The six Republicans and six Democrats sequestered themselves in the ornate Library of Congress, across the street from the U.S. Capitol, where they were less likely to be snared into detailed conversations with journalists.

Most of the members refused to talk in detail publicly following Tuesday's meeting. "We're making progress," quipped Democratic Senator Max Baucus.

But progress seemed more difficult with each day amid new warnings that the U.S. economic recovery could be stalling, which could result in a worsening budget deficit picture.

As the talks intensified, the super committee reached out to heads of the regular congressional panels that oversee everything from farm programs to transportation.

"I think that both the Democrats and Republicans are hearing from their committee chairmen and will most likely continue to do so," Hensarling said.

Those panels have until mid-October to present firm ideas to the super committee for spending cuts. The super committee members then will have a couple weeks to put ideas into specific enough form for the Congressional Budget Office to analyze some time in early November.

The bipartisan super committee has a final deadline of November 23 to try for a majority vote in favor of a plan saving at least $1.2 trillion over 10 years.

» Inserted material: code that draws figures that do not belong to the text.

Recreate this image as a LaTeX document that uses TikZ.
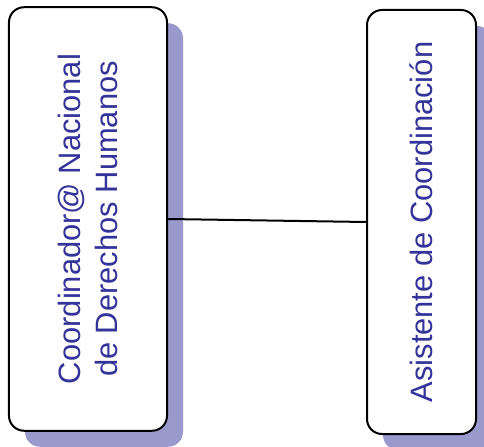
\documentclass[tikz,border=0pt]{standalone}
\usepackage{fontspec}
\setmainfont{Liberation Sans}
\usetikzlibrary{shadows}
\definecolor{boxtext}{RGB}{51,51,153}
\definecolor{boxshadow}{RGB}{153,153,204}
\begin{document}
\begin{tikzpicture}[x=1bp,y=1bp,
  orgbox/.style={draw=black, line width=2bp, fill=white, rounded corners=15bp,
    inner sep=0pt,
    general shadow={fill=boxshadow, shadow xshift=16bp, shadow yshift=-16bp}},
  orglabel/.style={rotate=90, text=boxtext, align=center,
    font=\fontsize{31}{38}\selectfont},
  link/.style={draw=black, line width=2bp}]
  \useasboundingbox (0,0) rectangle (484,-447);
  % left box: national coordinator
  \node[orgbox, minimum width=158bp, minimum height=423.5bp] (coord) at (88,-219) {};
  \node[orglabel] (coordtext) at (coord.center) {Coordinador@ Nacional\\de Derechos Humanos};
  % right box: assistant
  \node[orgbox, minimum width=109bp, minimum height=424bp] (asist) at (421.5,-222) {};
  \node[orglabel] (asisttext) at (asist.center) {Asistente de Coordinación};
  % connector
  \draw[link] (coord.east) -- (asist.west);
\end{tikzpicture}
\end{document}
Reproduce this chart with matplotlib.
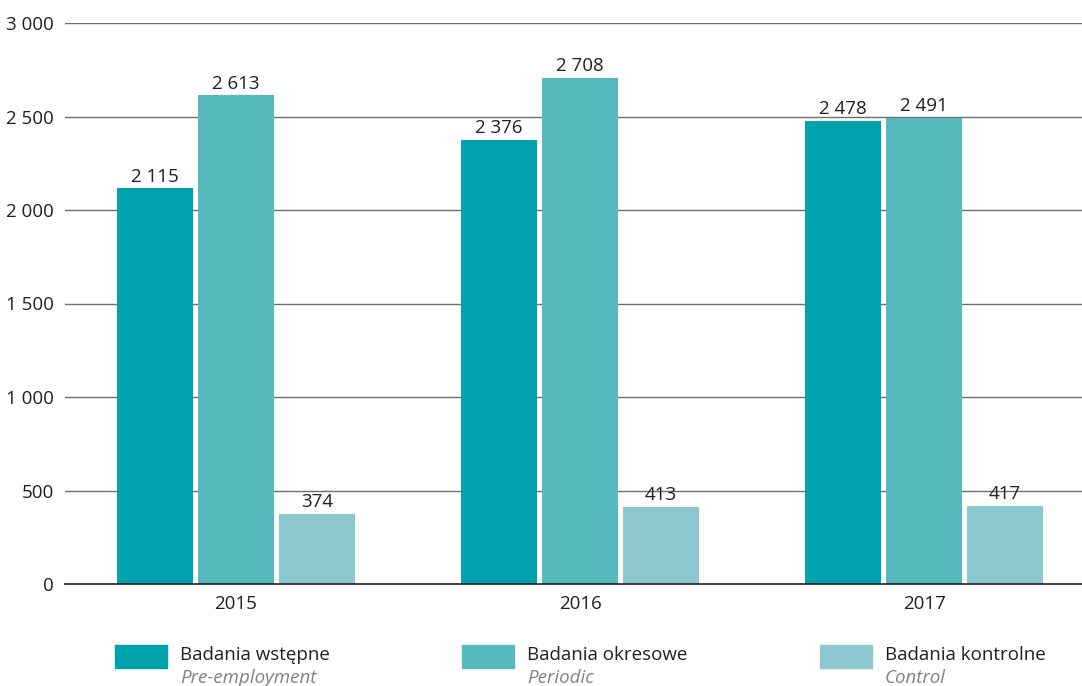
import numpy as np
import matplotlib
matplotlib.use("Agg")
import matplotlib.pyplot as plt
from matplotlib import font_manager
from matplotlib.patches import Rectangle

# font: narrow sans if we have it
names = set(f.name for f in font_manager.fontManager.ttflist)
fam = "Liberation Sans Narrow" if "Liberation Sans Narrow" in names else "Open Sans"
plt.rcParams['font.family'] = [fam, 'DejaVu Sans']

years = ["2015", "2016", "2017"]
wstepne = [2115, 2376, 2478]
okresowe = [2613, 2708, 2491]
kontrolne = [374, 413, 417]
series_pl = ["Badania wstępne", "Badania okresowe", "Badania kontrolne"]
series_en = ["Pre-employment", "Periodic", "Control"]
colors = ["#00a3ad", "#55b9be", "#8cc7cf"]
yticks = [0, 500, 1000, 1500, 2000, 2500, 3000]

def fmt(v):
    return "{:,}".format(v).replace(",", " ")

fig = plt.figure(figsize=(10.82, 6.86), dpi=100)
ax = fig.add_axes([65/1082, 1-584/686, 1-65/1082, (584-23)/686])

x = np.arange(len(years))
w = 0.221
off = 0.2355
for i, vals in enumerate([wstepne, okresowe, kontrolne]):
    pos = x + (i-1)*off
    ax.bar(pos, vals, width=w, color=colors[i], zorder=2)
    for p, v in zip(pos, vals):
        ax.annotate(fmt(v), (p, v), xytext=(0, 2), textcoords="offset points",
                    ha="center", va="bottom", fontsize=13.5, color="#231f20")

ax.set_xlim(-0.497, 2.459)
ax.set_ylim(0, 3000)
ax.set_yticks(yticks)
ax.set_yticklabels([fmt(t) for t in yticks])
ax.set_xticks(x)
ax.set_xticklabels(years)
ax.tick_params(axis="both", length=0, labelsize=13.5, colors="#231f20")
ax.tick_params(axis="y", pad=8)
ax.tick_params(axis="x", pad=8)
for t in yticks[1:]:
    ax.axhline(t, color="#6d6e71", lw=1.0, zorder=1)
for s in ["top", "right", "left"]:
    ax.spines[s].set_visible(False)
ax.spines["bottom"].set_color("#231f20")
ax.spines["bottom"].set_linewidth(1.2)
ax.spines["bottom"].set_zorder(3)

# legend by hand, under the axis
leg_x = [115, 462, 820]
for i in range(3):
    x0 = leg_x[i] / 1082
    fig.patches.append(Rectangle((x0, 1-668/686), 52/1082, 23/686,
                                 transform=fig.transFigure, color=colors[i]))
    fig.text(x0 + 65/1082, 1-655/686, series_pl[i], fontsize=13.5,
             color="#231f20", va="center")
    fig.text(x0 + 65/1082, 1-678/686, series_en[i], fontsize=13.5,
             color="#808285", style="italic", va="center")

fig.savefig("out.png", dpi=100)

The bipartisan special committee was born out of an August deal to raise the U.S. borrowing authority. If it fails to agree on a minimum of $1.2 trillion in savings, a similar amount of automatic spending cuts would be triggered beginning in 2013. Those savings would be divided evenly between domestic and military programs.

The panel is walking a tightrope as it deliberates.

There are deep party divisions over the best way to reduce budget deficits, raising questions over whether it will be able to cut a deal by its Thanksgiving deadline.

Hensarling said the super committee members could find the $1.2 trillion in savings "in our sleep individually, but (it) is quite a challenge to do in a collective bipartisan basis."

There is plenty of pressure to produce, however.

IMF WARNING

The International Monetary Fund on Tuesday revised downward its forecast for U.S. economic growth to 1.5 percent this year and 1.8 percent next year, down from June forecasts of 2.5 percent and 2.7 percent respectively.

The IMF warned that a painfully slow U.S. economic recovery could be threatened if Washington failed to produce a credible plan to cut government borrowing in the medium term.

If it was not enough to have hordes of journalists dogging their every move, lobbyists calling them and the IMF piling on pressure, politicians no less prominent than President Barack Obama and House of Representatives Speaker John Boehner are trying to influence them.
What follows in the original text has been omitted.